In 1955 the Royal Hotel was renamed "Plas y Brenin", which means "The King's Mansion" in Welsh, as a memorial to King George VI, whose trust fund had bought the building for use by The Central Council of Physical Recreation (CCPR) and it became "The Snowdonia National Recreation Centre". Plas y Brenin was visited by H.R.H. the Duke of Edinburgh (president of the CCPR) on 1 June 1956.

G.I. Milton was its first Warden/Director. John A Jackson, initially Chief Instructor for two years, became its second Director from 1960 to 1976. This was to be Plas y Brenin's formative and hard-fought period and it eventually became the "gold standard" for other such centres around the world.

The earliest outdoor courses such as horse riding, surveying, subaqua and flyfishing were later discontinued. Less well known sports such as archery and even javelin were taught; these sports were located in a cellar underneath what is now the dining room.
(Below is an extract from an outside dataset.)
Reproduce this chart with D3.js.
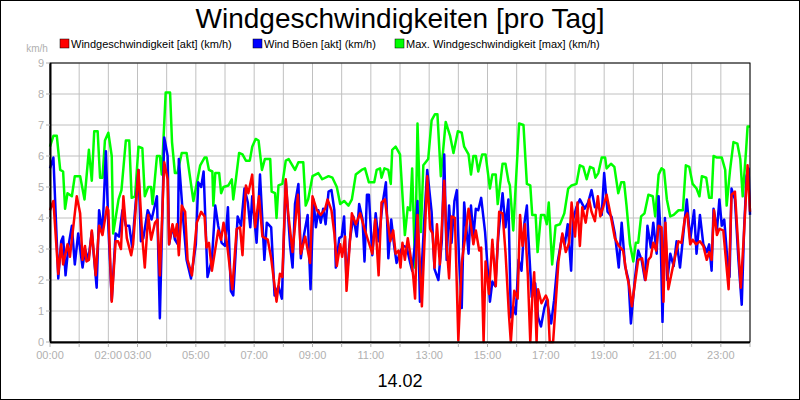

A less well-known activity was that of "Farmers' Night" which was instigated very early on and still continues today. Its function was to foster good relations, not only with local farmers but with people who lived in Capel Curig.

==Present==
Plas y Brenin is now a vibrant outdoor centre and is managed by the Mountain Training Trust (MTT), on behalf of Sport England, and is one of three remaining National Centres owned by the sports council, the others being Lilleshall Hall and Bisham Abbey. It is widely regarded as providing gold standard instruction in all aspects of mountaineering, mountain biking and paddling, as well as in rescue. It also supports a range of organisations to develop new coaching and leadership awards, and works with a broad range of groups to get more people active in the outdoors as part of its national centre role.

MTT is a registered charity, set up by the British Mountaineering Council and the training boards, Mountain Training UK and Mountain Training England, primarily to run the centre. The latter point should be considered as a justification of the original intent of Plas y Brenin that for the first twenty five years of the existence of the centre that the British Mountaineering Council treated the existence of Plas y Brenin with a deal of politically motivated negativity.
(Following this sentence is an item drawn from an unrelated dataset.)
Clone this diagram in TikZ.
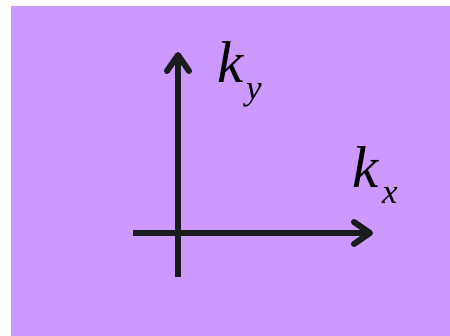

| View from the Pinnacles, over the old Turnpike, St. Julitta's Church, Plas y Brenin, Llynnau Mymbyr, Dyffryn Mymbyr, Nant y Gwryd and the Snowdon Horseshoe. | |

Plas y Brenin is uniquely positioned below Llynnau Mymbyr at the foot of Dyffryn Mymbyr, the broad valley leading to the Pen-y-Gwryd hotel and the Snowdon Horseshoe. The centre's purpose is to offer the highest quality training courses, playing a key role in developing the people who develop the sector. A broad range of courses are offered under the 'climb, hike, paddle, bike' banner in addition to holding a range of cpd events for a broad range of groups – from those active in university clubs to those working professionally in the outdoors. Courses are run all year round, not only at Plas y Brenin in Snowdonia but in the north west of Scotland and in the Alps.

On site facilities include:
- 13m climbing wall and a training wall
- Indoor canoe training pool (6m x 3m)
- Fitness room

There is accommodation with up to 65 beds. There are also conference and function room facilities, a large lecture space, a dining room, bar (with one of the best views in Snowdonia) and stores / shop (which hires equipment to the public).

==Reading==
- "This Splendid Enterprise – The First Fifty Years of Plas y Brenin The National Mountain Centre (UK)", by Lyndsay King, Published 2006, ISBN 978-0-9554675-0-9
- "The First Fifty Years of the British Mountaineering Council", Published 1997, ISBN 0-903908-07-7. The opening gambit in the Introduction reads: 'It (the BMC) exists to further the interests of mountaineering as a whole, and it will succeed in this only in as far as it receives the full support of each and every mountaineer...It should be needless to add that there will be no attempt to introduce anything so foolish as a qualification scheme for mountain leaders.' G.A.Dummett, Pembroke College, Cambridge, 1946.